In the past three fiscal years, Price said, Fort Gordon has reduced its fleet from 500 to 410 vehicles. The fleet includes military police cruisers, vehicles for units to go to the firing range, buses that transport soldiers to class, and trucks for building and maintenance staff.

The fort added nine low-speed electric vehicles, 14 gas-powered hybrids and one plug-in, and increased its unleaded- and ethanol-based fleet by 26 percent to 288 automobiles.

By contrast, it decreased its diesel fleet from 70 to 50 vehicles and gasoline-operated automotive inventory from 193 to 46.

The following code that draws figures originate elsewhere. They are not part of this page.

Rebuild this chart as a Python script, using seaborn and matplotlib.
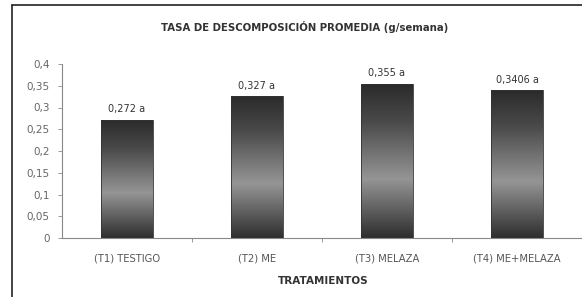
import numpy as np
import pandas as pd
import matplotlib
matplotlib.use("Agg")
import matplotlib.pyplot as plt
import seaborn as sns
from matplotlib.colors import LinearSegmentedColormap
from matplotlib.ticker import FuncFormatter

#-----------DATA-----------
tratamientos = ["(T1) TESTIGO", "(T2) ME", "(T3) MELAZA", "(T4) ME+MELAZA"]
tasa = [0.272, 0.327, 0.355, 0.3406]
etiquetas = ["0,272 a", "0,327 a", "0,355 a", "0,3406 a"]
yticks = [0, 0.05, 0.1, 0.15, 0.2, 0.25, 0.3, 0.35, 0.4]

df = pd.DataFrame({"Tratamiento": tratamientos, "Tasa": tasa})

sns.set_style("white")
plt.rcParams["font.family"] = ["DejaVu Sans"]

fig = plt.figure(figsize=(5.82, 2.97), dpi=100)
ax = fig.add_axes([62/582, 1-238/297, 1-62/582, (238-64)/297])

sns.barplot(data=df, x="Tratamiento", y="Tasa", color="#555555", width=0.4, ax=ax)

#-----------gradient fill on the bars (dark top, light lower middle, dark base)-----------
cmap = LinearSegmentedColormap.from_list(
    "barra", [(0, "#2e2e2e"), (0.38, "#959595"), (0.75, "#4a4a4a"), (1, "#2a2a2a")])
grad = np.linspace(0, 1, 256).reshape(-1, 1)
for p in ax.patches:
    x0, y0 = p.get_x(), p.get_y()
    w, h = p.get_width(), p.get_height()
    p.set_facecolor("none")
    p.set_edgecolor("#333333")
    p.set_linewidth(0.6)
    im = ax.imshow(grad, cmap=cmap, extent=[x0, x0 + w, y0, y0 + h],
                   aspect="auto", origin="lower", zorder=p.get_zorder() - 0.1)
    im.set_clip_path(p)

for i, lab in enumerate(etiquetas):
    ax.text(i, tasa[i] + 0.012, lab, ha="center", va="bottom",
            fontsize=7, color="#333333")

ax.set_xlim(-0.5, 3.5)
ax.set_ylim(0, 0.4)
ax.set_yticks(yticks)
ax.yaxis.set_major_formatter(FuncFormatter(lambda v, _: ("%g" % v).replace(".", ",")))
ax.set_xticks([0.5, 1.5, 2.5])
ax.set_xticklabels([])
for i, t in enumerate(tratamientos):
    ax.text(i, -0.035, t, ha="center", va="top", fontsize=7.2, color="#555555")
ax.tick_params(axis="y", direction="out", length=3, width=0.6, color="#888888",
               labelsize=7.5, labelcolor="#666666", pad=6, left=True)
ax.tick_params(axis="x", direction="out", length=3, width=0.6, color="#888888", bottom=True)
ax.set_xlabel("")
ax.set_ylabel("")
for s in ["top", "right"]:
    ax.spines[s].set_visible(False)
for s in ["left", "bottom"]:
    ax.spines[s].set_color("#888888")
    ax.spines[s].set_linewidth(0.8)

fig.text(323/582, 1-281/297, "TRATAMIENTOS", ha="center", va="center",
         fontsize=7.5, fontweight="bold", color="#333333")
fig.text(305/582, 1-27/297, "TASA DE DESCOMPOSICIÓN PROMEDIA (g/semana)",
         ha="center", va="center", fontsize=7.3, fontweight="bold", color="#333333")

# outer chart frame
fig.add_artist(plt.Line2D([12/582, 12/582], [0, 1-5/297], color="#222222", lw=1.2))
fig.add_artist(plt.Line2D([12/582, 1], [1-5/297, 1-5/297], color="#222222", lw=1.2))

plt.savefig("out.png", dpi=100)
plt.close()
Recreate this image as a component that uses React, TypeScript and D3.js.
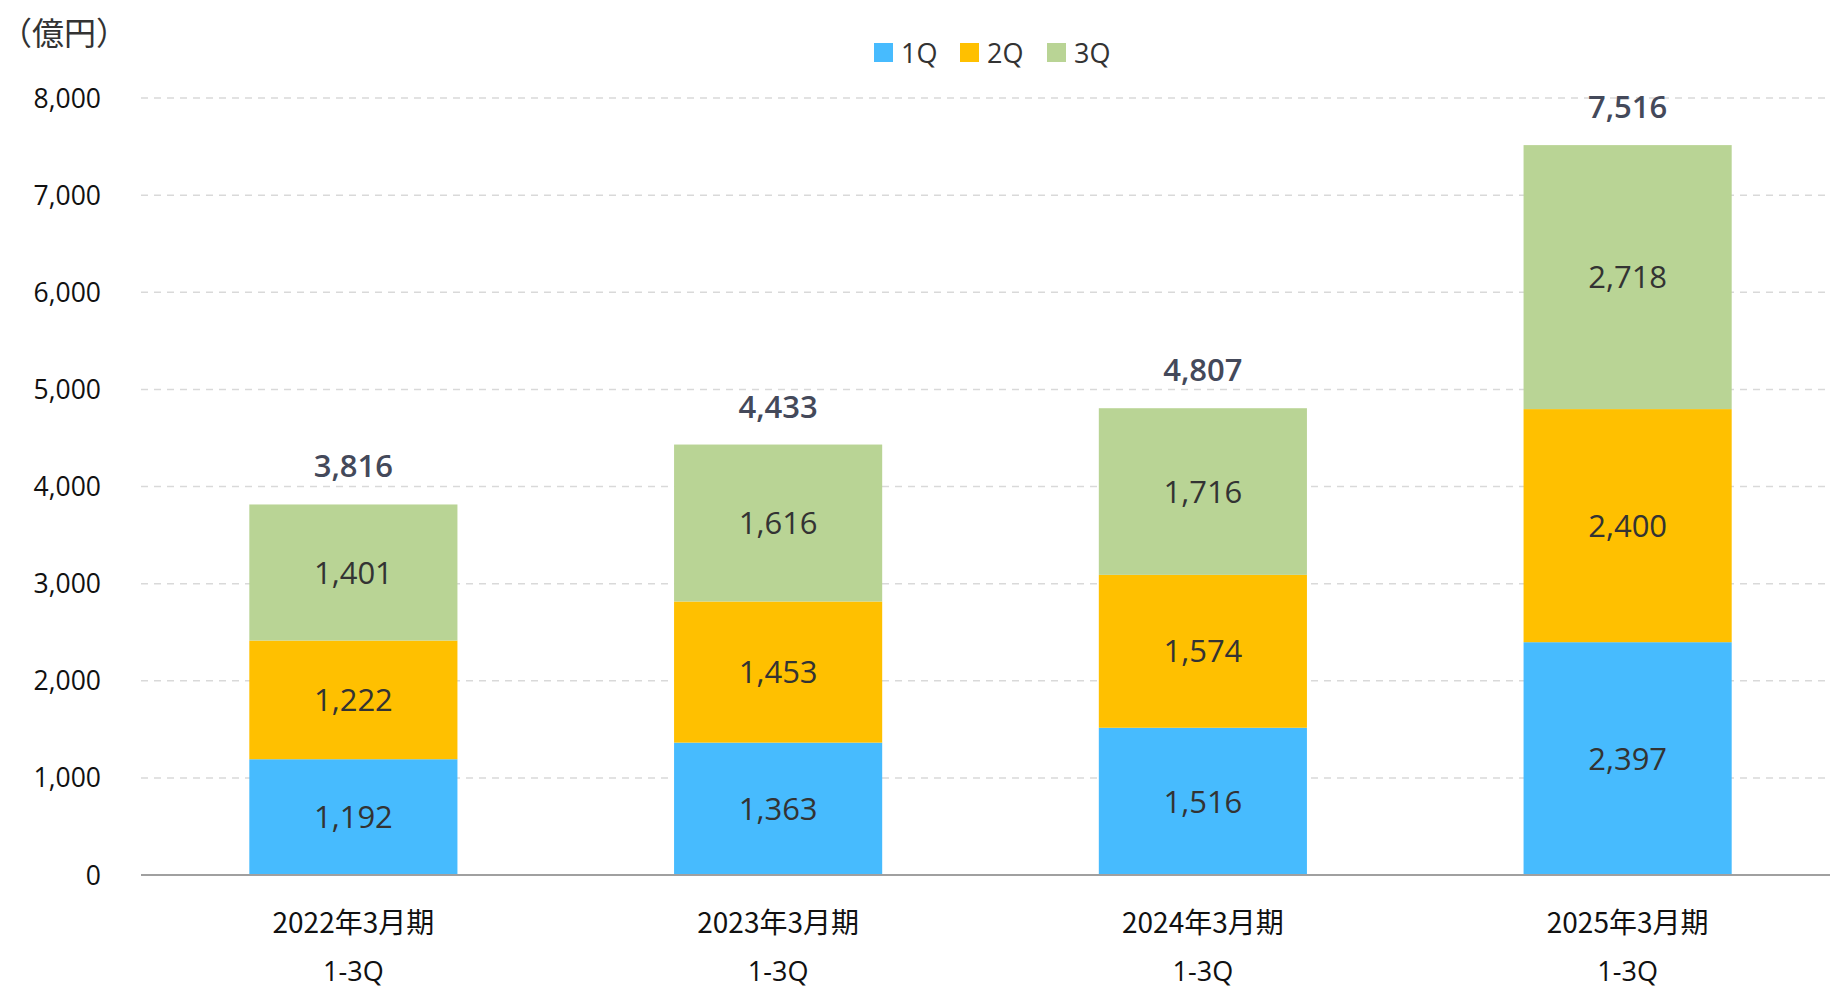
import { useEffect, useRef } from "react";
import * as d3 from "d3";

// ── Data ──────────────────────────────────────────────────────────────────────

const CATEGORIES = ["2022年3月期", "2023年3月期", "2024年3月期", "2025年3月期"];
const SUB_LABEL  = "1-3Q";
const SERIES     = ["1Q", "2Q", "3Q"];
const Q1         = [1192, 1363, 1516, 2397];
const Q2         = [1222, 1453, 1574, 2400];
const Q3         = [1401, 1616, 1716, 2718];
const TOTALS     = [3816, 4433, 4807, 7516];
const Y_TICKS    = [0, 1000, 2000, 3000, 4000, 5000, 6000, 7000, 8000];

// ── Config ────────────────────────────────────────────────────────────────────

const WIDTH  = 1830;
const HEIGHT = 989;
const COLORS = ["#47BBFE", "#FFC000", "#B9D495"];
const FONT   = "'Open Sans', 'Noto Sans CJK JP', sans-serif";
const JP_FONT = "'Noto Sans CJK JP', sans-serif";

const PLOT = { left: 141, right: 1840, top: 98, bottom: 875 };

// ── Component ─────────────────────────────────────────────────────────────────

const App = () => {
  const svgRef = useRef<SVGSVGElement>(null);

  useEffect(() => {
    document.body.style.margin = "0";
    if (!svgRef.current) return;

    const svg = d3.select(svgRef.current);
    svg.selectAll("*").remove();

    const x = d3.scaleBand<string>()
      .domain(CATEGORIES)
      .range([PLOT.left, PLOT.right])
      .paddingInner(0.51)
      .paddingOuter(0.255);

    const y = d3.scaleLinear()
      .domain([0, 8000])
      .range([PLOT.bottom, PLOT.top]);

    // Grid lines
    svg.append("g")
      .selectAll("line")
      .data(Y_TICKS.filter((t) => t > 0))
      .join("line")
      .attr("x1", PLOT.left)
      .attr("x2", WIDTH)
      .attr("y1", (d) => y(d))
      .attr("y2", (d) => y(d))
      .attr("stroke", "#d9d9d9")
      .attr("stroke-width", 1.5)
      .attr("stroke-dasharray", "7,6");

    // Y labels
    svg.append("g")
      .selectAll("text")
      .data(Y_TICKS)
      .join("text")
      .attr("x", 101)
      .attr("y", (d) => y(d))
      .attr("dy", "0.36em")
      .attr("text-anchor", "end")
      .attr("font-family", FONT)
      .attr("font-size", 26.5)
      .attr("fill", "#111")
      .text((d) => d3.format(",")(d));

    // Stacked bars
    const rows = CATEGORIES.map((c, i) => ({ cat: c, "1Q": Q1[i], "2Q": Q2[i], "3Q": Q3[i] }));
    const stacked = d3.stack<any>().keys(SERIES)(rows);

    stacked.forEach((layer, li) => {
      const g = svg.append("g");
      g.selectAll("rect")
        .data(layer)
        .join("rect")
        .attr("x", (d) => x(d.data.cat) ?? 0)
        .attr("width", x.bandwidth())
        .attr("y", (d) => y(d[1]))
        .attr("height", (d) => y(d[0]) - y(d[1]))
        .attr("fill", COLORS[li]);

      g.selectAll("text")
        .data(layer)
        .join("text")
        .attr("x", (d) => (x(d.data.cat) ?? 0) + x.bandwidth() / 2)
        .attr("y", (d) => (y(d[0]) + y(d[1])) / 2)
        .attr("dy", "0.36em")
        .attr("text-anchor", "middle")
        .attr("font-family", FONT)
        .attr("font-size", 31)
        .attr("fill", "#333")
        .text((d) => d3.format(",")(d[1] - d[0]));
    });

    // Totals
    svg.append("g")
      .selectAll("text")
      .data(CATEGORIES)
      .join("text")
      .attr("x", (d) => (x(d) ?? 0) + x.bandwidth() / 2)
      .attr("y", (_, i) => y(d3.sum([Q1[i], Q2[i], Q3[i]])) - 27)
      .attr("text-anchor", "middle")
      .attr("font-family", FONT)
      .attr("font-size", 31)
      .attr("font-weight", 600)
      .attr("fill", "#44495a")
      .text((_, i) => d3.format(",")(TOTALS[i]));

    // Axis line
    svg.append("line")
      .attr("x1", PLOT.left)
      .attr("x2", WIDTH)
      .attr("y1", y(0))
      .attr("y2", y(0))
      .attr("stroke", "#a0a0a0")
      .attr("stroke-width", 2);

    // X labels
    const xl = svg.append("g")
      .selectAll("g")
      .data(CATEGORIES)
      .join("g")
      .attr("transform", (d) => `translate(${(x(d) ?? 0) + x.bandwidth() / 2},0)`);

    xl.append("text")
      .attr("y", 923)
      .attr("dy", "0.36em")
      .attr("text-anchor", "middle")
      .attr("font-family", JP_FONT)
      .attr("font-size", 28)
      .attr("fill", "#111")
      .text((d) => d);

    // baseline sits low, as in the reference (the Q tail touches the bottom edge)
    xl.append("text")
      .attr("y", 981)
      .attr("text-anchor", "middle")
      .attr("font-family", FONT)
      .attr("font-size", 27)
      .attr("fill", "#111")
      .text(SUB_LABEL);

    // Unit label
    svg.append("text")
      .attr("x", 0)
      .attr("y", 33)
      .attr("dy", "0.36em")
      .attr("font-family", JP_FONT)
      .attr("font-size", 32)
      .attr("fill", "#333")
      .text("（億円）");

    // Legend
    const LEG_X = [874, 960, 1047];
    const leg = svg.append("g")
      .selectAll("g")
      .data(SERIES)
      .join("g")
      .attr("transform", (_, i) => `translate(${LEG_X[i]},43)`);

    leg.append("rect")
      .attr("width", 19)
      .attr("height", 19)
      .attr("fill", (_, i) => COLORS[i]);

    leg.append("text")
      .attr("x", 27)
      .attr("y", 10)
      .attr("dy", "0.36em")
      .attr("font-family", FONT)
      .attr("font-size", 27)
      .attr("fill", "#333")
      .text((d) => d);
  }, []);

  return <svg ref={svgRef} width={WIDTH} height={HEIGHT} style={{ display: "block" }} />;
};

export default App;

Price said the fort has 50 to 60 vehicles that need replacing. It is working with the General Services Administration, the agency that manages the federal government’s vehicle supply, to possibly add hybrid sedans and pickups, low-speed electric vehicles and a natural gas-powered bus to its fleet.

He said the post has pending requests with the GSA and is nearing its annual vehicle utilization review headed by Garrison Commander Col. Sam Anderson to determine which vehicles are used the least and whether those are needed.

“If we find vehicles out there sitting idle, they’re subject to review and being removed from the fleet,” he said.

Price said old vehicles are turned in to the GSA and sold at Rawls Auto Auction in Leesville, S.C., to recoup costs.

“We are doing all we can to go green,” said Price, who calls himself a “strong believer” in fuel efficiency. He said he drives a Prius on his daily trek to work from Monetta, S.C.